CHP Grup Başkanvekili Engin Altay, "Türkiye'nin derdi darbe değil. Türkiye'nin geçim derdi var, darbe derdi yok. Türkiye'nin aş, iş, maske, hayat pahalılığı derdi var" dedi. Altay, ittifaklara ilişkin yaptığı değerlendirmede ise "İttifakların bir sonraki seçimde aynı kombinasyonda seçime gireceğinin garanti yok" ifadelerini kullandı.
Altay, Meclis'te düzenlediği basın toplantısında, çok kötü bir tabloyla karşı karşıya olduklarını belirterek, geçen yılın mart ayında 120 milyon dolar olan cari işlemler açığının, 2020 yılının Mart ayında 40 kat artarak 4 milyar 923 milyon dolara yükseldiğini, bunun bir ekonomi için alarm olduğunu söyledi.
Bunun yaratacağı olumsuz tehdit ve tehlikelerle Türkiye'nin karşı karşıya olduğunu dile getiren Altay, koronavirüsle mücadelenin elbette etkisinin olduğunu ancak Türkiye'nin Kovid-19 ile mücadelede yürüttüğü süreç dikkate alındığında, cari işlemler açığını 40 kat artıracak bir etkinin mümkün olmadığını dile getirdi.
Altay, "Bunun Kovid-19 ile mücadelenin yanı sıra iki temel sebebi var. Bunlardan birisi Türkiye'nin ihracatının azalıp ithalatını çok artmış olmasıdır. İkincisi, turizm gelirlerinde geçen yılın aynı ayına göre yaşanan 750 milyon dolarlık azalmadır. Hal böyle olunca bunun nasıl tolere edileceğini hepimizin düşünmesi lazım" diye konuştu.
Türkiye'de cari açığın hep olageldiğini ancak bu yılın mart ayındaki artışın olağanüstü ve öngörülebilir sınırların çok üstünde olduğunu ifade eden Altay, "Eskiden dışarıdan sermaye gelirdi ve devlet borçlanma yapmak suretiyle bu dengeleme götürülürdü. Şimdi böyle bir tablo olur mu derseniz? Ben burada umutvari değilim. Zira, Türkiye'ye artık dışarıdan sermaye girişi söyle dursun, tek adam rejiminin yarattığı güvensizlikten dolayı sermaye çıkışı, kaçış var" değerlendirmesini yaptı.
Altay, borç verme kapasitesine sahip ülkelerin artık dünyada bu meseleye bakışlarının sadece ekonomik olmadığını belirterek, "Elin oğlu burada demokrasi tıkır tıkır çalışıyor mu diye bakıyor.

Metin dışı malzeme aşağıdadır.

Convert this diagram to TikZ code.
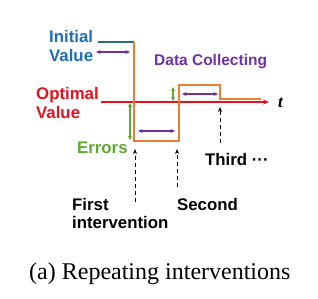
\documentclass[tikz,border=0pt]{standalone}
\usepackage{fontspec}
\setmainfont{Liberation Serif}
\newfontfamily\lab{Liberation Sans}
\usetikzlibrary{arrows.meta}
\definecolor{cblue}{HTML}{1F70B8}
\definecolor{cteal}{HTML}{2B6A7E}
\definecolor{corange}{HTML}{ED7D31}
\definecolor{cred}{HTML}{E8101E}
\definecolor{cgreen}{HTML}{5DA832}
\definecolor{cpurple}{HTML}{7030A0}
\tikzset{
  lbl/.style={inner sep=0pt,anchor=base west,font=\lab\bfseries\fontsize{16.8}{19}\selectfont},
  span/.style={cpurple,line width=1.4pt,{Stealth[length=4.5pt,width=4pt]}-{Stealth[length=4.5pt,width=4pt]}},
  err/.style={cgreen,line width=1.4pt,{Stealth[length=4pt,width=4pt]}-{Stealth[length=4pt,width=4pt]}},
  trig/.style={black,line width=1pt,dash pattern=on 4pt off 3pt,-{Stealth[length=5pt,width=4pt]}},
}
\begin{document}
\begin{tikzpicture}[x=1pt,y=-1pt]
\useasboundingbox (0,0) rectangle (318,298);
% coordinates
\coordinate (i0) at (98,42);
\coordinate (o1) at (134,42);
\coordinate (o2) at (134,141);
\coordinate (o3) at (179,141);
\coordinate (o4) at (179,85);
\coordinate (o5) at (220,85);
\coordinate (o6) at (220,99);
\coordinate (o7) at (261,99);
\coordinate (r0) at (101,102);
\coordinate (r1) at (269,102);
% lines
\draw[cteal,line width=1.8pt] (i0) -- (o1);
\draw[cred,line width=1.4pt,-{Stealth[length=6pt,width=5pt]}] (r0) -- (r1);
\draw[corange,line width=1.8pt,line join=miter] (o1) -- (o2) -- (o3) -- (o4) -- (o5) -- (o6) -- (o7);
% spans
\coordinate (p1a) at (96,52); \coordinate (p1b) at (130,52);
\coordinate (p2a) at (138,131); \coordinate (p2b) at (175,131);
\coordinate (p3a) at (182,94); \coordinate (p3b) at (218,94);
\draw[span] (p1a) -- (p1b);
\draw[span] (p2a) -- (p2b);
\draw[span] (p3a) -- (p3b);
\coordinate (g1a) at (130,103); \coordinate (g1b) at (130,140);
\coordinate (g2a) at (173,87); \coordinate (g2b) at (173,101);
\draw[err] (g1a) -- (g1b);
\draw[err] (g2a) -- (g2b);
% triggers
\coordinate (d1a) at (135,202); \coordinate (d1b) at (135,149);
\coordinate (d2a) at (177,187); \coordinate (d2b) at (177,149);
\coordinate (d3a) at (220,143); \coordinate (d3b) at (220,107);
\draw[trig] (d1a) -- (d1b);
\draw[trig] (d2a) -- (d2b);
\draw[trig] (d3a) -- (d3b);
% labels
\node[lbl,cblue] (init1) at (49,42) {Initial};
\node[lbl,cblue] (init2) at (49,61) {Value};
\node[lbl,cpurple,font=\lab\bfseries\fontsize{15.5}{18}\selectfont] (dc) at (154,65) {Data Collecting};
\node[lbl,cred] (opt1) at (36,99) {Optimal};
\node[lbl,cred] (opt2) at (36,118) {Value};
\node[lbl,cgreen] (errs) at (77,153) {Errors};
\node[lbl] (first1) at (72,210) {First};
\node[lbl] (first2) at (72,228) {intervention};
\node[lbl] (second) at (177,210) {Second};
\node[lbl] (third) at (205,165) {Third ···};
\node[inner sep=0pt,anchor=base west,font=\bfseries\itshape\fontsize{17}{20}\selectfont] (t) at (278,107) {t};
\node[inner sep=0pt,anchor=base west,font=\fontsize{24}{28}\selectfont] (cap) at (29,279) {(a) Repeating interventions};
\end{tikzpicture}
\end{document}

Hukukun üstünlüğü, yargı bağımsızlığı, öngörülebilir bir ekonomik programı, sürdürülebilir bir kalkınma programı, modeli var mı diye bakıyor, sana ona göre borç veriyor" dedi.
AVM'lerin açılmasına tepki gösteren ve Bilim Kurulu'nun müspet bir görüşü olmamasına rağmen AVM'lerin açıldığını savunan Altay, TBMM Genel Kurulu'nun çalışmamasına ise eleştirdi.
Yaşanan sorunlara ilişin kanun tekliflerinin Meclis'te beklediğini anımsatan Altay, Kovid-19 ile mücadelede hayatını kaybeden sağlık çalışanlarının şehit sayılmasına ilişkin kanun teklifinin bir an önce Meclis'te yasalaşmasının Kovid-19 ile mücadelede emek sarf eden sağlık çalışanlarını motive edeceğinin altını çizdi.
'Eğer Erdoğan bir faşist zihniyet arıyorsa şuna baksın'
Cumhurbaşkanı Recep Tayyip Erdoğan'ın dün yaptığı konuşmada kendisini, ekonomiyi ve gidişatı eleştiren herkesi 'faşist zihniyet uzantısı' olarak nitelendirdiğini savunan Altay, sözlerini şöyle sürdürdü:
"Eğer Erdoğan bir faşist zihniyet arıyorsa şuna baksın: Bir ülkede yargıçlar karar vermeden önce 'acaba bu karar Recep Tayyip Erdoğan'ı kızdırır mı, hiddetlendirir mi, öfkelenir mi?' diye düşünerek karar vermek durumuna gelmişse işte orada faşist zihniyet vardır. Bir ilin bütününde valiler ve kaymakamlar AK Parti milletvekillerinden daha fazla köyde, kasabada parti propagandası yapıyorsa işte Erdoğan, orada faşist zihniyet vardır. Şu edepsizliğe bakın ya telekonferansla devletin valisi, AK Parti'nin o ilin il başkanı ve diğer bütün ilçe başkanlarıyla toplantı yapıyor. Erdoğan, faşist zihniyet işte orada. Perişan, yerle yeksan etmiş olsanız, demokrasimiz her şeye rağmen kanıyor olsa da var diyoruz. Senin valin, AK Parti ilçe başkanlıyla oturup Diyarbakır'ın bilmem hangi ilinin, hangi içesinin Kovid-19 ile mücadele programıyla ilgili sadece onlara bilgi veremez. O ilde başka partilerde var. Bu da bir demokrasi ayıbıdır. İşte bir faşist zihniyet aranıyorsa burada alası vardır."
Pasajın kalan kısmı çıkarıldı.